Delegation: where to start? Some people find it easy, others claim to find it impossible. As ever, it’s your mindset that will determine whether or not you consistently delegate effectively. There are some great check-lists and formats out there but still people find it tricky to do. Here are some touchstones that – if you do apply them – will make the biggest difference.

  1. “Only do what only you can do”


The more senior you are, the more important it is to focus on the areas that only you can do and to aim to delegate everything else, e.g.

  • creating 1:1 time to listen to & inspire your team; or
  • creating the overall strategy; or
  • conducting those “So, how are we doing generally?” customer conversations; or
  • taking time out to understand your place in the industry or sector
  • developing yourself


OK, nobody can only do what they can do 100% of the time but it’s a potentially mind-shifting mind-set to adopt when deciding whether or not to delegate an area of responsibility.
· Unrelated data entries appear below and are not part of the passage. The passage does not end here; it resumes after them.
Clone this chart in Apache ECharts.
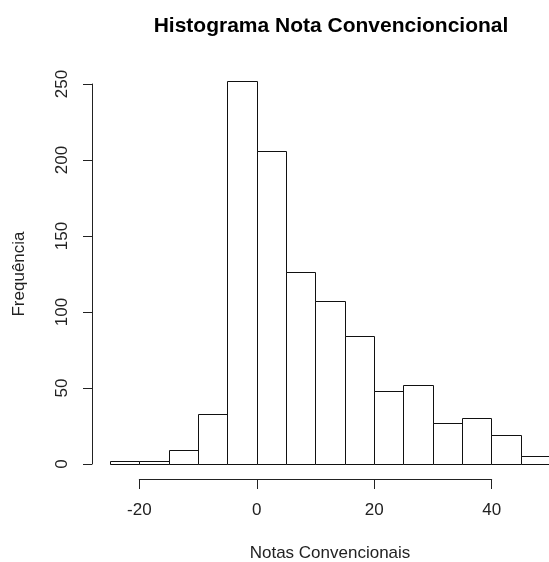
<!DOCTYPE html>
<html>
<head>
<meta charset="utf-8">
<script src="https://cdn.jsdelivr.net/npm/echarts@6/dist/echarts.min.js"></script>
<style>
  html, body { margin: 0; padding: 0; background: #fff; }
  #chart { width: 549px; height: 562px; }
</style>
</head>
<body>
<div id="chart"></div>
<script>
// Histogram bins (lower edge of each class) and their frequencies
const binStarts = [-25, -20, -15, -10, -5, 0, 5, 10, 15, 20, 25, 30, 35, 40, 45];
const binWidth = 5;
const counts = [2, 2, 9, 33, 252, 206, 126, 107, 84, 48, 52, 27, 30, 19, 5];

// Axis tick values
const xTicks = [-20, 0, 20, 40];
const yTicks = [0, 50, 100, 150, 200, 250];

const titleText = 'Histograma Nota Convencioncional';
const xTitle = 'Notas Convencionais';
const yTitle = 'Frequência';

const FONT = '"Liberation Sans", Arial, sans-serif';

const histData = binStarts.map((s, i) => [s, s + binWidth, counts[i]]);

const chart = echarts.init(document.getElementById('chart'), null, { renderer: 'canvas' });

chart.setOption({
  animation: false,
  backgroundColor: '#ffffff',
  title: {
    text: titleText,
    left: 326,
    top: 11,
    textAlign: 'center',
    textStyle: { fontFamily: FONT, fontSize: 21, fontWeight: 'bold', color: '#000' }
  },
  grid: [
    // plotting region holding the bars (full bin range)
    { left: 110, right: -1, top: 84, bottom: 98, outerBoundsMode: 'none', containLabel: false },
    // region for the labelled x axis, spanning only the tick range
    { left: 139.3, right: 57.3, top: 84, bottom: 98, outerBoundsMode: 'none', containLabel: false }
  ],
  xAxis: [
    {
      gridIndex: 0,
      type: 'value',
      min: -25,
      max: 50,
      axisLine: { show: false, onZero: false },
      axisTick: { show: false },
      axisLabel: { show: false },
      splitLine: { show: false },
      name: xTitle,
      nameLocation: 'middle',
      nameGap: 81,
      nameTextStyle: { fontFamily: FONT, fontSize: 17, color: '#222' }
    },
    {
      gridIndex: 1,
      type: 'value',
      min: xTicks[0],
      max: xTicks[xTicks.length - 1],
      interval: 20,
      offset: 15,
      axisLine: { show: true, onZero: false, lineStyle: { color: '#222', width: 1 } },
      axisTick: { show: true, length: 10, lineStyle: { color: '#222', width: 1 } },
      axisLabel: {
        show: true, margin: 23, fontFamily: FONT, fontSize: 17, color: '#222',
        formatter: v => (xTicks.includes(v) ? String(v) : '')
      },
      splitLine: { show: false }
    }
  ],
  yAxis: [
    {
      gridIndex: 0,
      type: 'value',
      min: yTicks[0],
      max: yTicks[yTicks.length - 1],
      interval: 50,
      offset: 18,
      axisLine: { show: true, onZero: false, lineStyle: { color: '#222', width: 1 } },
      axisTick: { show: true, length: 9, lineStyle: { color: '#222', width: 1 } },
      axisLabel: { show: true, rotate: 90, margin: 21, fontFamily: FONT, fontSize: 17, color: '#222' },
      splitLine: { show: false },
      name: yTitle,
      nameLocation: 'middle',
      nameRotate: 90,
      nameGap: 64,
      nameTextStyle: { fontFamily: FONT, fontSize: 17, color: '#222' }
    },
    {
      gridIndex: 1,
      type: 'value',
      min: 0,
      max: 250,
      show: false,
      axisLine: { onZero: false }
    }
  ],
  series: [
    {
      type: 'custom',
      xAxisIndex: 0,
      yAxisIndex: 0,
      clip: false,
      data: histData,
      renderItem: function (params, api) {
        const topLeft = api.coord([api.value(0), api.value(2)]);
        const bottomRight = api.coord([api.value(1), 0]);
        return {
          type: 'rect',
          shape: {
            x: Math.round(topLeft[0]) + 0.5,
            y: Math.round(topLeft[1]) + 0.5,
            width: Math.round(bottomRight[0]) - Math.round(topLeft[0]),
            height: Math.round(bottomRight[1]) - Math.round(topLeft[1])
          },
          style: { fill: '#ffffff', stroke: '#111', lineWidth: 1 }
        };
      }
    }
  ]
});
</script>
</body>
</html>
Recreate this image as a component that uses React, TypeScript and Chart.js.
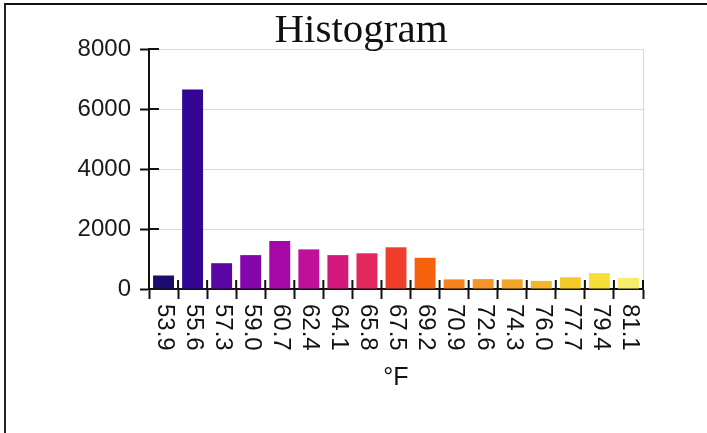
import React, { useEffect, useRef } from 'react';
import { Chart, registerables } from 'chart.js';

Chart.register(...registerables);

const categories = ['53.9', '55.6', '57.3', '59.0', '60.7', '62.4', '64.1', '65.8', '67.5', '69.2', '70.9', '72.6', '74.3', '76.0', '77.7', '79.4', '81.1'];
const counts = [450, 6650, 860, 1130, 1600, 1320, 1130, 1190, 1390, 1040, 320, 330, 320, 270, 390, 530, 370];
const barColors = ['#1b0c6e', '#320693', '#5a07a6', '#8306aa', '#a508a6', '#be109a', '#d5197c', '#e3275c', '#ef3e2c', '#f5620e', '#f5821c', '#f6932a', '#f5a42a', '#f3b52a', '#f7c82a', '#f7dd36', '#f6ee6a'];
const yTickValues = [0, 2000, 4000, 6000, 8000];
const titleText = 'Histogram';
const xTitleText = '°F';

const decorPlugin = {
  id: 'decor',
  afterDraw(chart: any) {
    const { ctx, chartArea, scales } = chart;
    const x = scales.x;
    const y = scales.y;
    ctx.save();
    ctx.strokeStyle = '#d4d4d4';
    ctx.lineWidth = 1;
    ctx.beginPath();
    ctx.moveTo(chartArea.right + 0.5, chartArea.top);
    ctx.lineTo(chartArea.right + 0.5, chartArea.bottom);
    ctx.stroke();
    ctx.strokeStyle = '#111';
    ctx.lineWidth = 2;
    y.ticks.forEach((t: any) => {
      const py = y.getPixelForValue(t.value);
      ctx.beginPath();
      ctx.moveTo(chartArea.left, py);
      ctx.lineTo(chartArea.left + 10, py);
      ctx.stroke();
    });
    for (let i = 0; i <= categories.length; i++) {
      const px = x.getPixelForValue(i - 0.5);
      ctx.beginPath();
      ctx.moveTo(px, chartArea.bottom);
      ctx.lineTo(px, chartArea.bottom - 9);
      ctx.stroke();
    }
    ctx.fillStyle = '#111';
    ctx.font = "24px 'Liberation Sans', sans-serif";
    ctx.textAlign = 'left';
    ctx.textBaseline = 'middle';
    categories.forEach((lab, i) => {
      const px = x.getPixelForValue(i);
      ctx.save();
      ctx.translate(px + 1, chartArea.bottom + 15);
      ctx.rotate(Math.PI / 2);
      ctx.fillText(lab, 0, 0);
      ctx.restore();
    });
    ctx.restore();
  },
};

export default function App() {
  const ref = useRef<HTMLCanvasElement | null>(null);

  useEffect(() => {
    if (!ref.current) return;
    const chart = new Chart(ref.current, {
      type: 'bar',
      data: {
        labels: categories,
        datasets: [
          {
            data: counts,
            backgroundColor: barColors,
            borderWidth: 0,
            categoryPercentage: 0.8,
            barPercentage: 0.9,
          },
        ],
      },
      options: {
        animation: false,
        responsive: false,
        maintainAspectRatio: false,
        layout: { padding: { left: 15, right: 0, top: 0, bottom: 0 } },
        plugins: {
          legend: { display: false },
          tooltip: { enabled: false },
          title: {
            display: true,
            text: titleText,
            color: '#111',
            font: { family: "'Liberation Serif', serif", size: 41, weight: 'normal', lineHeight: 36 / 41 },
            padding: { top: 13, bottom: 0 },
          },
        },
        scales: {
          x: {
            type: 'category',
            offset: true,
            grid: {
              offset: true,
              drawOnChartArea: false,
              drawTicks: true,
              tickLength: 10,
              tickColor: '#111',
              tickWidth: 2,
            },
            border: { display: true, color: '#111', width: 2 },
            ticks: { display: false },
            title: {
              display: true,
              text: xTitleText,
              color: '#111',
              font: { family: "'Liberation Sans', sans-serif", size: 25, lineHeight: 1.2 },
              padding: { top: 0, bottom: 40 },
            },
            afterFit: (scale: any) => {
              scale.height = 144;
            },
          },
          y: {
            min: 0,
            max: 8000,
            afterBuildTicks: (scale: any) => {
              scale.ticks = yTickValues.map((v) => ({ value: v }));
            },
            grid: {
              color: '#d9d9d9',
              lineWidth: 1,
              tickColor: '#111',
              tickWidth: 2,
              tickLength: 9,
            },
            border: { display: true, color: '#111', width: 2 },
            ticks: {
              color: '#1a1a1a',
              padding: 9,
              font: { family: "'Liberation Sans', sans-serif", size: 24 },
              callback: (v: any) => String(v),
            },
            afterFit: (scale: any) => {
              scale.width = 134;
            },
          },
          yRight: {
            type: 'linear',
            position: 'right',
            display: true,
            grid: { drawOnChartArea: false, drawTicks: false },
            border: { display: false },
            ticks: { display: false },
            afterFit: (scale: any) => {
              scale.width = 64;
            },
          },
        },
      },
      plugins: [decorPlugin],
    });
    return () => chart.destroy();
  }, []);

  return (
    <div style={{ position: 'fixed', left: 0, top: 0, width: 707, height: 433, overflow: 'hidden', background: '#fff' }}>
      <canvas ref={ref} width={707} height={433} style={{ position: 'absolute', left: 0, top: 0, width: 707, height: 433 }} />
      <div
        style={{
          position: 'absolute',
          left: 4,
          top: 3,
          width: 900,
          height: 800,
          borderTop: '2px solid #111',
          borderLeft: '2px solid #222',
          borderRight: 'none',
          borderBottom: 'none',
          boxSizing: 'content-box',
          pointerEvents: 'none',
        }}
      />
    </div>
  );
}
  1. Focus on doing your job really well and resist interfering in others


I’ve lost count of the number of clients who have reported how their team isn’t doing a good enough job…only to realise that actually they’re getting in the team’s way. And if the team isn’t able enough to get on with their work without you getting directly involved well, then there’s something wrong. Maybe they need training, maybe they are the wrong team members, maybe you need to improve your leadership skills. Either way, doing your own job is going to be much more of an effective approach than interfering in theirs.

  1. Focus on the agreed output (not ensuring that they do it your way)


One of the biggest errors that managers make, especially when they’re new to delegating, is to focus on the process, “do this and then do that”. No, effective delegation requires you to be really clear about the output that you’re seeking: to what standard, within what time, with these resources etc. And yes, you may need to discuss the spirit in which the tasks might take place, e.g. “We need to keep the stakeholders on side” but then let go. Yes, support, yes, keep in touch but let them find their own way of delivering. Maybe it’ll be even better than your way…

  1. Delegate consistently, especially when you haven’t got time to delegate


It’s so tempting to succumb to the notion that “I haven’t got time to delegate, I can do it quicker myself”.  You’re right, it will be quicker to do it yourself but you need to invest in developing others and delegating to them on a regular, not inconsistent basis. Then they can prepare themselves and their schedules accordingly.

  1. “Strength spot” people so you can choose the right person to delegate to


If you have a keen understanding of what energises your colleagues then you’ll be best placed to be able to delegate the best task to the best person. Remember that someone who gets to use their strengths every day is six times more engaged than someone who isn’t; and they’re about 20-35% more productive too. That’s got to be worth stirring into your thinking, hasn’t it?

  1. Once it’s left your “to do” list, don’t let it back onto it!


Sometimes when you delegate something to someone you can find that task is back on your desk and you’re left wondering, “How did that happen?”. Was it:

  • They never wanted the job in the first place; or
  • You never really wanted to delegate it (you just knew you ought to!)


Either way….give it back and make sure it stays there by setting the delegation up properly.

  1. Be as good at delegating as you are at being delegated to


Wherever you’re delegating: at work, at play or at home, you’re as likely to be delegated to as you are to be the one doing the delegating. The same rules apply: set it up really well in the first place and the task is much more likely to be completed in a manner that meets the brief.

  1. Ask: “What exactly are you taking away from our conversation?” & LISTEN!


When delegating a task, most line managers will finish by asking, “Have you got that?” or “Any questions?” or more succinctly, “Happy?”. Of course, some people will ask lots of questions and clarify their understanding but many won’t. They don’t want to look stupid. It’s far better to invite the person you’re delegating to to summarise their understanding in their own words by asking, “What are you taking away from our conversation?”.  My experience of this approach is that it’s an absolutely essential question and if you listen carefully to their answer you’ll be in a position to affirm, challenge or amplify their understanding.

  1. Check that you’re delegating effectively


Either ask for feedback,  as in, “I’d welcome some feedback on how I delegate” or, as you close a delegation conversation (at the beginning of the assignment and at the end), use a checklist. Ask yourself and others. “How well did I…

  •  define the output or task?”
  • select the individual or team?”
  • assess ability and training needs?”
  • explain the reasons for choosing them?”
  • state required output (and not the process!)?”
  • consider resources required?”
  • agree deadlines / standards”
  • support and communicate?”


  1. When in doubt…delegate 


Maybe you know how the theory but aren’t doing it.

Maybe you come up with a thousand reasons why you shouldn’t delegate that task.

Maybe you see yourself as “someone who just doesn’t delegate”.

Whatever the reason for not delegating find a way to do it. Just do it. Follow these top tips and you’ll be more right than wrong and a better delegator than most.